Records with drawing code
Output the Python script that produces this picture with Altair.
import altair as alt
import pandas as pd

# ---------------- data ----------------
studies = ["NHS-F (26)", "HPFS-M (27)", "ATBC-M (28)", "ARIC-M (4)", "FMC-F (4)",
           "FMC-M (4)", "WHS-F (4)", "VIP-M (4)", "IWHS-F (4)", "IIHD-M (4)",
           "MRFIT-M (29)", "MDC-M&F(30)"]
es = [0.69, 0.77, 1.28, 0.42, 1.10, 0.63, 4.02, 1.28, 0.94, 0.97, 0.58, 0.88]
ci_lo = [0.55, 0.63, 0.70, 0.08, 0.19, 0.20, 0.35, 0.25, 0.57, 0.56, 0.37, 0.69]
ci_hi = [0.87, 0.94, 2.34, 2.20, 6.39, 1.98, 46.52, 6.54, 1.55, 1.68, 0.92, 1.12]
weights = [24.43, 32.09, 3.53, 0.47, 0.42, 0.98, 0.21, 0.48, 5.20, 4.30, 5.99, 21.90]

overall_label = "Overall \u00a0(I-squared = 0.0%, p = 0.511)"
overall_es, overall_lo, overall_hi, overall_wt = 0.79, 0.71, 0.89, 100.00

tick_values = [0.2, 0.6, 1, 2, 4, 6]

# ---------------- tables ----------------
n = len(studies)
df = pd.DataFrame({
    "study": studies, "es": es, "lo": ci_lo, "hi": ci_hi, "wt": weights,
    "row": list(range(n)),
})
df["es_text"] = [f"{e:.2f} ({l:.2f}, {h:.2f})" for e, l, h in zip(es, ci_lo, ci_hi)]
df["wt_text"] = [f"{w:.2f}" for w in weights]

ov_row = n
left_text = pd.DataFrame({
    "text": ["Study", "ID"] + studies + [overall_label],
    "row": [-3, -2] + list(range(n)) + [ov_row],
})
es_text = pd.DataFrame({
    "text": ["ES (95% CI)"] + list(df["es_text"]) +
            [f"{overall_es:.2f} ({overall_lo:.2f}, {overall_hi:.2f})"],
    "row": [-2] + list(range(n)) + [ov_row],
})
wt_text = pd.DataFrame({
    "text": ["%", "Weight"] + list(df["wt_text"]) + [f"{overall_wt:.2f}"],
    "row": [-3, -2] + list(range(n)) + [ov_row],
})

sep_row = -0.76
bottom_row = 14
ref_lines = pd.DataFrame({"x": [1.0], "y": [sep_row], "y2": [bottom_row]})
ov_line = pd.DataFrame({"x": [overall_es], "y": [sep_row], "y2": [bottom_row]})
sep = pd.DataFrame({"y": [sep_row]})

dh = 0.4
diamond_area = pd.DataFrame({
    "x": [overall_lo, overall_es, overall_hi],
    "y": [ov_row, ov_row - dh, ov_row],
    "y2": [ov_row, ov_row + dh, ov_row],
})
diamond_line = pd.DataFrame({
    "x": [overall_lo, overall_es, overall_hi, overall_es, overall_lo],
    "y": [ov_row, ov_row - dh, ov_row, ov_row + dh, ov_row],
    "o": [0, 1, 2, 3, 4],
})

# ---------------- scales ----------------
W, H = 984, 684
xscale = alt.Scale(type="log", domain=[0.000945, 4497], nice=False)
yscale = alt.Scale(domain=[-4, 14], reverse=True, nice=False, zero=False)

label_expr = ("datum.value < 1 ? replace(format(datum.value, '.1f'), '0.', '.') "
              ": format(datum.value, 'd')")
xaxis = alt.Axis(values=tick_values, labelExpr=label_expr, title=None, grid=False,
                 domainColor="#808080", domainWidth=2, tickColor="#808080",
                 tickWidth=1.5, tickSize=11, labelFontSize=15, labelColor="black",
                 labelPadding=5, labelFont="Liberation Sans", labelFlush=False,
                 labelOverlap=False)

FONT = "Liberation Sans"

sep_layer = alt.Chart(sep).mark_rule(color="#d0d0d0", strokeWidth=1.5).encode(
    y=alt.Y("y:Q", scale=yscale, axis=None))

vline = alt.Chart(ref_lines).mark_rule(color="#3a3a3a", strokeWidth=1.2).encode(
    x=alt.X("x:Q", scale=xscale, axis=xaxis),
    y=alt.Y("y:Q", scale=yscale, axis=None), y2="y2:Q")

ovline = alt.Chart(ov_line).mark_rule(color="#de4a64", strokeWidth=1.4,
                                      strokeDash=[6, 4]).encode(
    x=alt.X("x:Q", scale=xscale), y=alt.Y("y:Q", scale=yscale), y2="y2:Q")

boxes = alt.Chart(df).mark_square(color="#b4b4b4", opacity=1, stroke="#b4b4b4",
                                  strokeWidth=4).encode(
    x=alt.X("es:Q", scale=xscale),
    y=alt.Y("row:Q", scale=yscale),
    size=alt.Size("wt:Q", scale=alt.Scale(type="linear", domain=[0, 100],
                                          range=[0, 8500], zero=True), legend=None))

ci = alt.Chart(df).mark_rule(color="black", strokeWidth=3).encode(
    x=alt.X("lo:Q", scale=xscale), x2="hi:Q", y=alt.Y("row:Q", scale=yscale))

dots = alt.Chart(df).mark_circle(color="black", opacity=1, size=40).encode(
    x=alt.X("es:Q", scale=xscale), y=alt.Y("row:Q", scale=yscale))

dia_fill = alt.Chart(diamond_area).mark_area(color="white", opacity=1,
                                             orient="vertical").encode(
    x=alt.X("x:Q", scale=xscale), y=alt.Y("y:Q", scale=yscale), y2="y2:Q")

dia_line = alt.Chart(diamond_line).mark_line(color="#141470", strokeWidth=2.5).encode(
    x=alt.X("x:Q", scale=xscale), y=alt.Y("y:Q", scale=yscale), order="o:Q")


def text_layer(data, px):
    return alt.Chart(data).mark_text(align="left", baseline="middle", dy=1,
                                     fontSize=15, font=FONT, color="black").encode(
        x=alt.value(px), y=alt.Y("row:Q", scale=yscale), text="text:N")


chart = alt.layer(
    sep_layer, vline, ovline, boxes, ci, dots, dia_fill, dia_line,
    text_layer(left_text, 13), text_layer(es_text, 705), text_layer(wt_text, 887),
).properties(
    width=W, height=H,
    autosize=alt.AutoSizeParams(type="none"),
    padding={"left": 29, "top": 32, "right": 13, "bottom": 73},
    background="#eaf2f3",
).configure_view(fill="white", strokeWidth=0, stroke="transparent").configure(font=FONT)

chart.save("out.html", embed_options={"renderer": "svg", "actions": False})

...

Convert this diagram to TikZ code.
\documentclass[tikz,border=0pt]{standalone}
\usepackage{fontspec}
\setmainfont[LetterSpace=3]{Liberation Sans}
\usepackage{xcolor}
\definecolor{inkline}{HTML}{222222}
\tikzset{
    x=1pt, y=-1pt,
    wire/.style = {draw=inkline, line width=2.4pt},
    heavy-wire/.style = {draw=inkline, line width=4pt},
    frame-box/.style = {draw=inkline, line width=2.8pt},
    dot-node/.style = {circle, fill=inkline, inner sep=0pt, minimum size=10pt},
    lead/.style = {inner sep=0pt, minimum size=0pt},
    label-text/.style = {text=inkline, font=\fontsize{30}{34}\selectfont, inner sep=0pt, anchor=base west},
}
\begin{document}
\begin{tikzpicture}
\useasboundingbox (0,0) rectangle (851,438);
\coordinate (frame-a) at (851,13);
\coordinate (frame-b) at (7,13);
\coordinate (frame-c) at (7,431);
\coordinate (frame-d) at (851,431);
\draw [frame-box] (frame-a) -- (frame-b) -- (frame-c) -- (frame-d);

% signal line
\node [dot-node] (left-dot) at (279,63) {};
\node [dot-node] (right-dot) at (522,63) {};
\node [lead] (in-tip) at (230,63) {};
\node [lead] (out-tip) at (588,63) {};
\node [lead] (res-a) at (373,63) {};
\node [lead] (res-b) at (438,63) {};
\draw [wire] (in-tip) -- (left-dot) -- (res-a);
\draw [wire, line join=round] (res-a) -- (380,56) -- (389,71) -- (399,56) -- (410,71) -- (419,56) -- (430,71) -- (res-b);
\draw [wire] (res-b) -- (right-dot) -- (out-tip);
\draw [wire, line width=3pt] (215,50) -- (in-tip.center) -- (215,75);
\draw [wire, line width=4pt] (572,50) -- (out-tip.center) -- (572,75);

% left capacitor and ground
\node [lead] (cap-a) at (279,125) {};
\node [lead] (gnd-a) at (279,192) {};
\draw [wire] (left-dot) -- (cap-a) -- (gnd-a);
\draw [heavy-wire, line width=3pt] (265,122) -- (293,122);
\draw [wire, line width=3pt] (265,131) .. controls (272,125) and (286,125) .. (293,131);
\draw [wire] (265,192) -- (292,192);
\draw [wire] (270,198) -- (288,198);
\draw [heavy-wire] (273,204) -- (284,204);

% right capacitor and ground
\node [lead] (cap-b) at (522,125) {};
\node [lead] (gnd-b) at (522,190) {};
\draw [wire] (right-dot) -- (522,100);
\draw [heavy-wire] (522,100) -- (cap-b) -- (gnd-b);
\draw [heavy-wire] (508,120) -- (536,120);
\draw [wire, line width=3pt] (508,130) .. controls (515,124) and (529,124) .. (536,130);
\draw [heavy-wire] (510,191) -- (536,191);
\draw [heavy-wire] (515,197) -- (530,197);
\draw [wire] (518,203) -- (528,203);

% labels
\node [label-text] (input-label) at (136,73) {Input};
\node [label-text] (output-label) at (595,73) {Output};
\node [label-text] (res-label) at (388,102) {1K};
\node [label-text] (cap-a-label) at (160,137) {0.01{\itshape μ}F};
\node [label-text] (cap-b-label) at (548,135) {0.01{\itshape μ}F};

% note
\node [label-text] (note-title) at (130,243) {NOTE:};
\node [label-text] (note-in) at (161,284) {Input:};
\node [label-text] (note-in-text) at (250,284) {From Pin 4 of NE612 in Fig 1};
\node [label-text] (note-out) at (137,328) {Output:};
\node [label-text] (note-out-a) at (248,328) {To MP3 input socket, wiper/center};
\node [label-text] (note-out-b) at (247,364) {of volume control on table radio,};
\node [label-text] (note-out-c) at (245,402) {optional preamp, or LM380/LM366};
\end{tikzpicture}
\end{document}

...

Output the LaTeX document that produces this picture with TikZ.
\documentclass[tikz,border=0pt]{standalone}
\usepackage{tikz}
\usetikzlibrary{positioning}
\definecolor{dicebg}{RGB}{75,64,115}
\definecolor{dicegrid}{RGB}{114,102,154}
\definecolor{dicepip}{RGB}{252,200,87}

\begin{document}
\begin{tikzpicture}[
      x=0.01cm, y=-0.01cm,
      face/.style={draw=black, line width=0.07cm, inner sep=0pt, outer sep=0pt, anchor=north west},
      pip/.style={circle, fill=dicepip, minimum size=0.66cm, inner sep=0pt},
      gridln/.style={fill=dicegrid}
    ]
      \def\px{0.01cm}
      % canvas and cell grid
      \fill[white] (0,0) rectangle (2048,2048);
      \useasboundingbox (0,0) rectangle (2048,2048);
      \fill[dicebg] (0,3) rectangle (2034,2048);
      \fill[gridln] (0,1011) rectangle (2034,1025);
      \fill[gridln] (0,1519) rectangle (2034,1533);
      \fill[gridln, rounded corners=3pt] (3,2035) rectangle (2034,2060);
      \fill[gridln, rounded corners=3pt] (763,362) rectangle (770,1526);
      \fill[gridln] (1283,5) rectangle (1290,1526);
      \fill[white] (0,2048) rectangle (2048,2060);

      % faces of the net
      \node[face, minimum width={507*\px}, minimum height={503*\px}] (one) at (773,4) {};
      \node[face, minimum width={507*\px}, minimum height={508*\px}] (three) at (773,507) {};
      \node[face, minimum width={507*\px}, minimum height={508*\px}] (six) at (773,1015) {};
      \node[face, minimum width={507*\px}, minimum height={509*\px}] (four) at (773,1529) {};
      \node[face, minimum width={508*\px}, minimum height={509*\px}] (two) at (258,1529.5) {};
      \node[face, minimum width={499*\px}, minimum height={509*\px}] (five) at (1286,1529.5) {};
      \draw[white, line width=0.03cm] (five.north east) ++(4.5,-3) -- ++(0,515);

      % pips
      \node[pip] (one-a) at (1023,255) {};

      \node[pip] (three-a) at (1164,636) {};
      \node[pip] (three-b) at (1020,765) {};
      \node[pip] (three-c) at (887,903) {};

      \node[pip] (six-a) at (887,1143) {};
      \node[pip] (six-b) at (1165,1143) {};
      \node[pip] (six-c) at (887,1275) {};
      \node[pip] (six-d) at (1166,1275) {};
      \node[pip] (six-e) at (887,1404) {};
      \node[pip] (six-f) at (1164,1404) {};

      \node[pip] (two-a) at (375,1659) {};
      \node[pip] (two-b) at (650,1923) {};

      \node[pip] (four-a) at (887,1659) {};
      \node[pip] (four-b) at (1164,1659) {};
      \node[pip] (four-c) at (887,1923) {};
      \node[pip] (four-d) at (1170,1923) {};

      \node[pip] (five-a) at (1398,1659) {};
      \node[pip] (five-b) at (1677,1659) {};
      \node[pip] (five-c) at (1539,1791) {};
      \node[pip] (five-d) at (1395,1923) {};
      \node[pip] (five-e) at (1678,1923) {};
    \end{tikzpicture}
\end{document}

Task brief
All lines above from the one containing "Output the LaTeX" to the one containing "(0,2048) rectangle (2048,2060);" must be repeated exactly, both lines included, and no others.

Solution
Output the LaTeX document that produces this picture with TikZ.
\documentclass[tikz,border=0pt]{standalone}
\usepackage{tikz}
\usetikzlibrary{positioning}
\definecolor{dicebg}{RGB}{75,64,115}
\definecolor{dicegrid}{RGB}{114,102,154}
\definecolor{dicepip}{RGB}{252,200,87}

\begin{document}
\begin{tikzpicture}[
      x=0.01cm, y=-0.01cm,
      face/.style={draw=black, line width=0.07cm, inner sep=0pt, outer sep=0pt, anchor=north west},
      pip/.style={circle, fill=dicepip, minimum size=0.66cm, inner sep=0pt},
      gridln/.style={fill=dicegrid}
    ]
      \def\px{0.01cm}
      % canvas and cell grid
      \fill[white] (0,0) rectangle (2048,2048);
      \useasboundingbox (0,0) rectangle (2048,2048);
      \fill[dicebg] (0,3) rectangle (2034,2048);
      \fill[gridln] (0,1011) rectangle (2034,1025);
      \fill[gridln] (0,1519) rectangle (2034,1533);
      \fill[gridln, rounded corners=3pt] (3,2035) rectangle (2034,2060);
      \fill[gridln, rounded corners=3pt] (763,362) rectangle (770,1526);
      \fill[gridln] (1283,5) rectangle (1290,1526);
      \fill[white] (0,2048) rectangle (2048,2060);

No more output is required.